6-foot-5, 301-pounder Alex Carrington signed with the Rams as a free agent over the offseason, and he’s expected to serve as the fourth defensive tackle. While you wouldn’t think the odds would be in Carrington’s favor, considering that he’ll be heading into his fifth NFL season and that the Rams have only had four active defensive tackles for 10 of the 32 games in Jeff Fisher’s Rams tenure, but Waufle spoke very highly of Carrington in a June St. Louis Post-Dispatch article and insinuated that he would have a spot on the roster.
It’s unknown how frequently there will be room for Carrington on the Rams’ gameday roster, but he could make himself more attractive by being able to contribute on special teams, which he’s shown the ability to do in the past, particularly on the field goal/extra point block unit. Though his speciality is also as a pass-rusher, Carrington’s size could also be useful as the Rams frequently rotate defensive linemen.
Attempting to push Carrington for a job or perhaps stick around as a fifth defensive tackle will be third-year player Matt Conrath. Conrath, a 6-foot-7, 306-pounder who was signed as an undrafted free agent out of Virginia in 2012, has shown signs of legitimate potential when he’s gotten on the field but has been held back by injuries in his first two seasons. Conrath was only active for one game as a rookie, and he came out of the lineup with a concussion last season before passing up veteran Jermelle Cudjo on the depth chart and getting back in for a few games near the end of the season. Conrath picked up seven total tackles and one sack during 2013.
Conrath is in a tough situation because of the presence of the top four tackles and the fact that it’s no longer as practical to continue to develop him now that he has two years in the league. If he doesn’t make a great impression during training camp and the preseason, it’s likely that his time with the Rams will come to an end.

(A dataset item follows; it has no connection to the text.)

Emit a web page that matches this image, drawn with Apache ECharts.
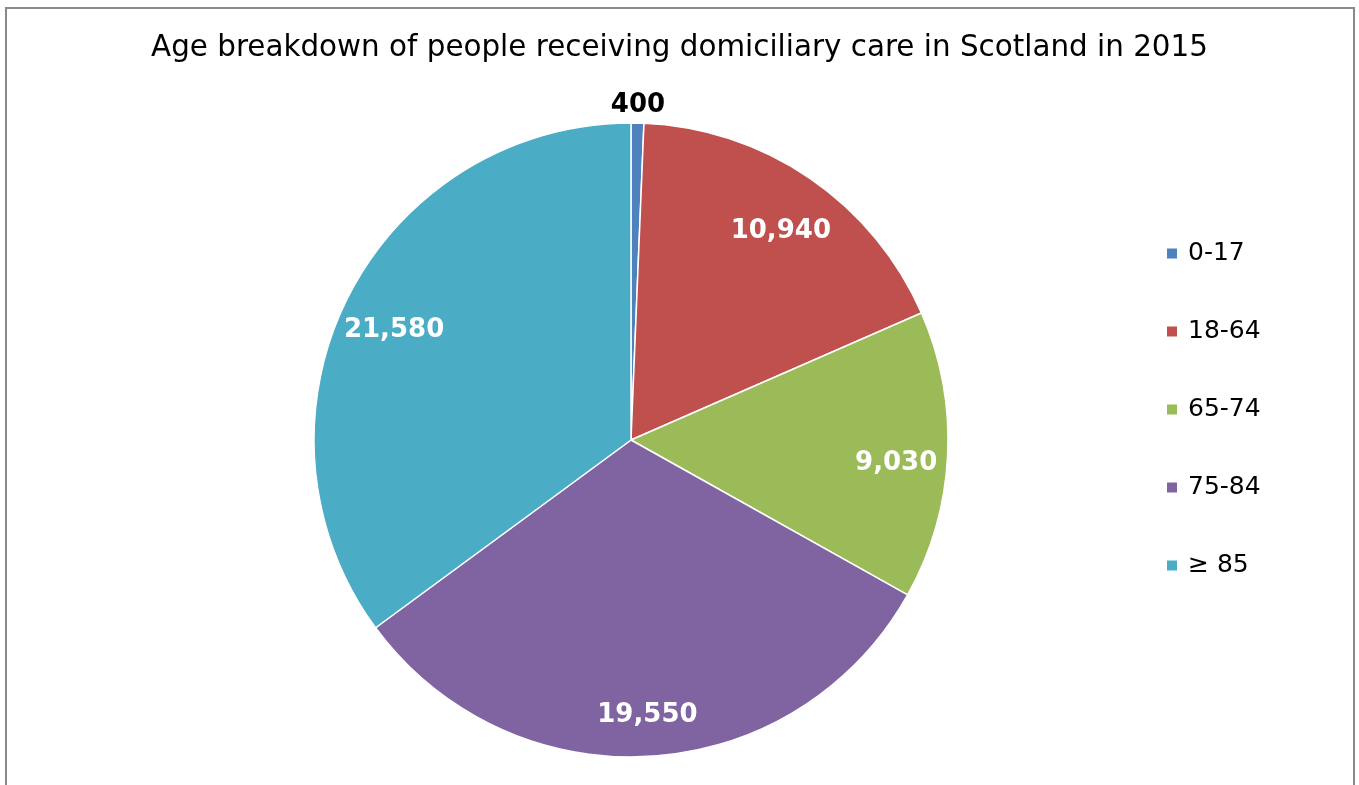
<!DOCTYPE html>
<html>
<head>
<meta charset="utf-8">
<script src="https://cdn.jsdelivr.net/npm/echarts@6/dist/echarts.min.js"></script>
<style>
html,body{margin:0;padding:0;background:#fff;}
#chart{width:1359px;height:785px;}
</style>
</head>
<body>
<div id="chart"></div>
<script>
const titleText = 'Age breakdown of people receiving domiciliary care in Scotland in 2015';
const categories = ['0-17', '18-64', '65-74', '75-84', '\u2265 85'];
const values = [400, 10940, 9030, 19550, 21580];
const colors = ['#4F81BD', '#C0504D', '#9BBB59', '#8064A2', '#4BACC6'];

const fmt = v => v.toLocaleString('en-US');
const center = [631, 440];
const R = 317;

const baseData = categories.map((c, i) => ({ name: c, value: values[i], itemStyle: { color: colors[i] } }));

const chart = echarts.init(document.getElementById('chart'));
chart.setOption({
  backgroundColor: '#fff',
  animation: false,
  title: {
    text: titleText,
    left: 'center',
    top: 29,
    textStyle: { fontFamily: 'DejaVu Sans', fontWeight: 'normal', fontSize: 29.4, color: '#000' }
  },
  legend: {
    orient: 'vertical',
    left: 1160,
    top: 236,
    icon: 'rect',
    itemWidth: 12,
    itemHeight: 12,
    itemGap: 53,
    data: categories,
    textStyle: { fontFamily: 'DejaVu Sans', fontSize: 25, color: '#000', lineHeight: 24, padding: [0, 0, 0, 5] }
  },
  graphic: [{
    type: 'rect',
    shape: { x: 6, y: 8, width: 1348, height: 800 },
    style: { fill: 'none', stroke: '#898989', lineWidth: 2 },
    silent: true
  }],
  series: [
    {
      type: 'pie',
      center: center,
      radius: [0, R],
      startAngle: 90,
      clockwise: true,
      label: { show: false },
      labelLine: { show: false },
      itemStyle: { borderColor: '#fff', borderWidth: 1.5 },
      emphasis: { disabled: true },
      data: baseData
    },
    {
      type: 'pie',
      center: center,
      radius: [196, R + 12],
      startAngle: 90,
      clockwise: true,
      silent: true,
      legendHoverLink: false,
      itemStyle: { color: 'rgba(0,0,0,0)' },
      labelLine: { show: false },
      label: {
        show: true,
        position: 'inside',
        formatter: p => '{s|}\n{v|' + fmt(p.value) + '}',
        rich: {
          s: { height: 20, lineHeight: 20, fontSize: 1 },
          v: { fontFamily: 'DejaVu Sans', fontWeight: 'bold', fontSize: 26, lineHeight: 30, color: '#fff' }
        }
      },
      data: categories.map((c, i) => ({
        name: c, value: values[i],
        label: { show: i !== 0 }
      }))
    },
    {
      type: 'pie',
      center: center,
      radius: [R, R + 40],
      startAngle: 90,
      clockwise: true,
      silent: true,
      legendHoverLink: false,
      itemStyle: { color: 'rgba(0,0,0,0)' },
      labelLine: { show: false },
      label: {
        show: true,
        position: 'inside',
        formatter: p => '{s|}\n{v|' + fmt(p.value) + '}',
        rich: {
          s: { height: 10, lineHeight: 10, fontSize: 1 },
          v: { fontFamily: 'DejaVu Sans', fontWeight: 'bold', fontSize: 26, lineHeight: 30, color: '#000' }
        }
      },
      data: categories.map((c, i) => ({
        name: c, value: values[i],
        label: { show: i === 0 }
      }))
    }
  ]
});
</script>
</body>
</html>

Beyond those five players, the Rams also have undrafted rookies Ethan Westbrooks and Deantre Harlan. Westbrooks, who played at West Texas A&M, is very much a developmental prospect and needs to add a rather significant amount of weight to his 6-foot-4, 267-pound frame. However, it’s clear that the Rams have high hopes for him, as they gave him a $20,000 signing bonus and $30,000 guarantee on his base salary for 2014 to entice him to join the program. Westbrooks, who played all across the defensive line in college, probably won’t be developed enough to serve as anything more than a pass-rushing specialist on the interior this year, but he may see some action at defensive end as well. There’s a decent chance that Westbrooks could end up making the 53-man roster and serving as a healthy inactive for his first season. If there isn’t room for him, he’s a definite practice squad candidate.
Harlan, a 6-foot-4, 281-pounder from Bacone College, probably comes into camp ranked somewhere between 80th and 90th among the 90 players on the Rams’ roster. He’ll have a definite chance to prove himself during camp and preseason games, though, and we could certainly see him defy the odds. Unfortunately, Harlan will have a whole lot of ground to make up if he wants to make it any higher than seventh on the defensive tackle depth chart.